Other sectors aren’t far behind. Commerce is being hammered by automated shopping agents, competitive scraping, and criminals who now use LLMs to streamline fraud operations. Akamai observed more than 25 million bot requests against commerce sites in just two months, underscoring how deeply commerce has already been integrated into AI-driven workflows. Healthcare and financial services see slightly different patterns—most activity is reconnaissance and training bots scraping sensitive data sources. But the stakes are even higher, because healthcare and financial records are some of the most profitable targets for cybercriminals.
Winterfeld points out that the explosion in traffic isn’t just noise. “Traffic has risen by 300% in the last year,” he says. Some portion of that traffic is legitimate. Much of it is not. But all of it incurs real cost—compute, bandwidth, operational overhead, false positives, and trust decisions that must now be made at machine speed.
A large part of the challenge is that GenAI has dramatically lowered the barrier to entry for would-be cybercriminals. In the past, attackers needed tooling or engineering expertise. Now they can write functional scripts with natural language prompts, or they can pay for criminal LLMs such as WormGPT or FraudGPT, which provide turnkey fraud automation. Gangs that once needed technical specialists can now orchestrate campaigns end-to-end with AI-generated code, deployment steps, and adaptive behavior.
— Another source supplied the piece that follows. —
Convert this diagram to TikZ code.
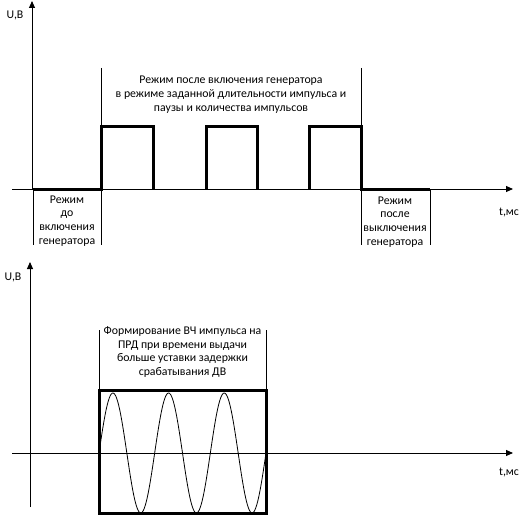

Against this backdrop, every industry faces a question: what is the right strategy for managing AI-driven fraud and abuse? Winterfeld argues that defenders must get better at visibility, not merely blocking. If security teams cannot reliably detect scraping, account takeover attempts, or LLM misuse, they cannot build effective controls. Bot management, API security, AI-specific protections, and DDoS defense must now work as a unified layer—not a collection of separate tools.
Winterfeld highlights frameworks such as the OWASP Top 10 for Web, API, and LLM security as helpful ways to prioritize controls. For fraud-centric threats, he points to access control, strong authentication, and injection prevention as foundational areas. Many organizations still lack the ability to identify business logic abuse or unauthorized scraping, two vectors that now dominate AI-driven attack traffic.
The regulatory side is evolving just as quickly. Europe’s AI Act, NIST’s AI documentation guidance, and emerging state-level AI regulations—such as those in Colorado—are shaping what “safe, transparent, fair, and accountable systems” must look like. Winterfeld emphasizes that organizations in highly regulated industries cannot simply opt out of AI. They must adopt it, govern it, and protect it simultaneously. That requires cross-functional coordination among legal, compliance, security, IT, and vendor management teams.
On the operational side, enterprises must assume that GenAI will accelerate both legal use cases and criminal misuse. That means adopting documentation practices such as data-lineage tracking, validation reports, audit paths, and privacy-preserving techniques like hashing and tokenization. Monitoring must become continuous, and oversight must be formally embedded into existing governance structures.
Looking forward, Winterfeld believes attackers will soon reach a point where AI coordinates entire campaigns—development, deployment, exploitation, and adaptation—without human intervention. That kind of end-to-end automation will change the tempo of cybercrime. Enterprises will need staff who understand GenAI behavior, prompt-driven attack surfaces, and how LLMs can be compromised or manipulated.
For defenders, the mission has two parts: deploy the right controls today and build the right skills for tomorrow. As Winterfeld puts it, blocking alone will not work. Situational awareness and programmatic management must guide how CISOs respond to the next wave of AI-driven threats.